By Frank Peterson on 06/27/2008 1:04 am
Frannie Em
Frank Your feelings are right. Who you are and what you feel about it are perfectly right. Our feelings are what are real about us. It is not for me to say, and I don’t mean to press. What I am talking about, and it doesn’t necessarily apply to your situation if you don’t want it to, but you don’t let them go if you don’t want to. My suggestion has to do with if you are “back there” trying to turn a loss into a win. For instance, I had many scholarships - I was very fortunate, I was used to getting them. At one point I had a deadline to accept a scholarship and I procrastinated and didn’t pay attention, and I lost it. Turns out later, I really wanted to go to that school. I beat myself up over that for a long long time - “why didn’t I do this? or that? What if I write them? blah blah blah. I spent a long time in my head wishing I could go back and do it differently. It was a loss. I was trying to figure out over and over how I could “restore” myself, so to speak, or the situation. The more I sweat over that, I created a negative concept about myself, and it made me feel like a failure or not good enough. In reality, there was nothing I could do. It was a loss. In our society we are told we have to push forward and you are kind of stupid if you can’t succeed. Well, the minute I could cut my losses on it, forgive myself - the negativity of the situation just vanished. Am I making sense? I don’t in any way want you to be any different man than who you are.

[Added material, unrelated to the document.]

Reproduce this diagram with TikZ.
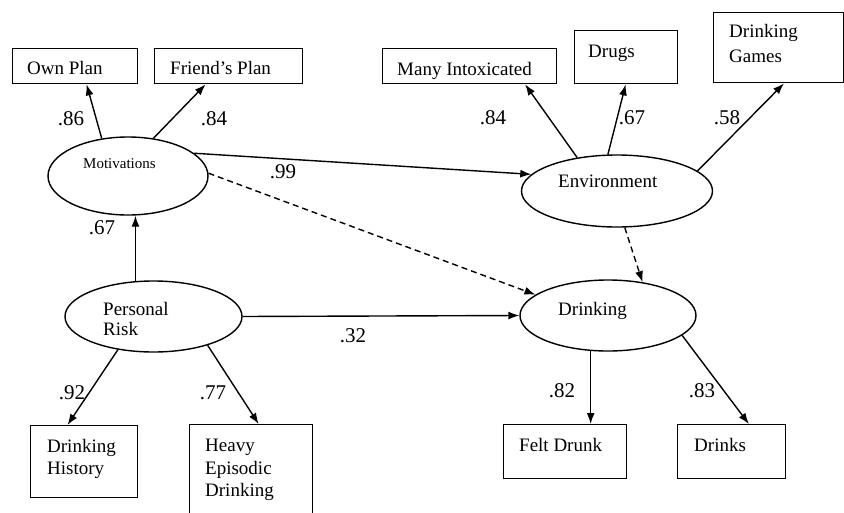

By Frannie Em on 06/27/2008 1:19 am
Frank Peterson
Frannie, yes, you make a great deal of sense—and thank you for trying to understand me: Those boys and Anne made me what I am today—took me a while to find that out—I had to cut through the trauma, the loss of those boys who were my brothers, who never had a chance to grow into the men I know now they would have become, who would for the most part would be fine good men for the suffering we all went through. And Anne—she is the one who brought all of it into fruition, into perspective for me because she was there, she saw so much of all of it too; she had a compassion and loving-kindness in her that is rare in my eyes. So the restoring you speak of makes sense in what she taught me because that was restoring too. She understood me as no other ever has and that is why her loss has been so devastating. But I’m past the initial grief, like I passed that of the grief for my brothers there whom I lost. Now it is hard to explain what it has become; it surely has transcended anything that I ever thought it would be. Call a resonance that I feel in me, if that makes any sense. I really for all my words can’t explain it any better than that. Thank you again Frances.